Jimmy Harris

Personal information
- Full name: James William Harris
- Date of birth: 9 March 1907
- Place of birth: Tunbridge Wells, England
- Date of death: 1974 (aged 66–67)
- Place of death: Maidstone, Kent, England
- Height: 5 ft 8 in (1.73 m)
- Position: Outside forward

Youth career
- Folkestone

Senior career*
- Years: Team / Apps / (Gls)
- 1929–1932: West Ham United / 7 / (1)
- 1932–1933: Southampton / 2 / (0)
- Total:  / 9 / (1)

= Jimmy Harris (footballer, born 1907) =

English footballer (1907–1974)

James William Harris (9 March 1907 – 1974) was an English professional footballer who played as an outside-forward in the Football League for West Ham United and Southampton in the 1930s.

==Football career==
Harris was born in Tunbridge Wells, Kent and played his early football with Folkestone in the Southern League Eastern Section before joining West Ham United of the Football League First Division in December 1929.

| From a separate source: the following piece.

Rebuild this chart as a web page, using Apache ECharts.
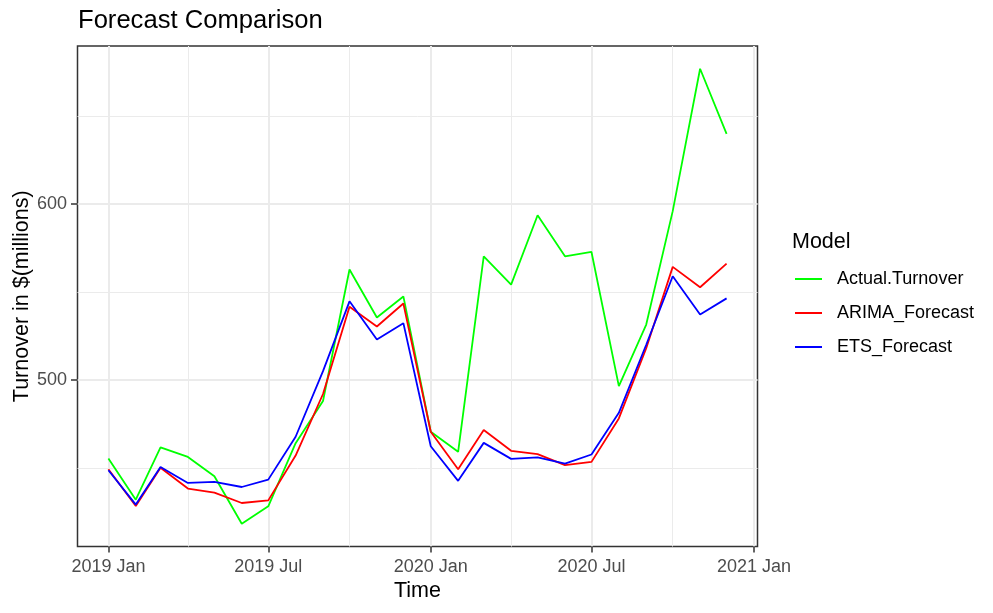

He made his debut for the Hammers on Christmas Day 1930, playing at inside-left in the absence of Jimmy Ruffell, in a 4–3 victory over Portsmouth and retained his place for a further three matches, scoring in a 5–5 draw against Aston Villa on 3 January 1931. Following Ruffell's return, he only made one further appearance that season, in April, followed by two in January/February 1932.

In July 1932, he moved to the south coast to join Second Division Southampton. He played in the first two matches of the 1932–33 season at outside-left before Johnny Arnold returned from playing cricket with Hampshire. Harris spent the remainder of his time at The Dell playing in the reserves, scoring eight goals in 44 appearances, but was released from his contract in the summer of 1933.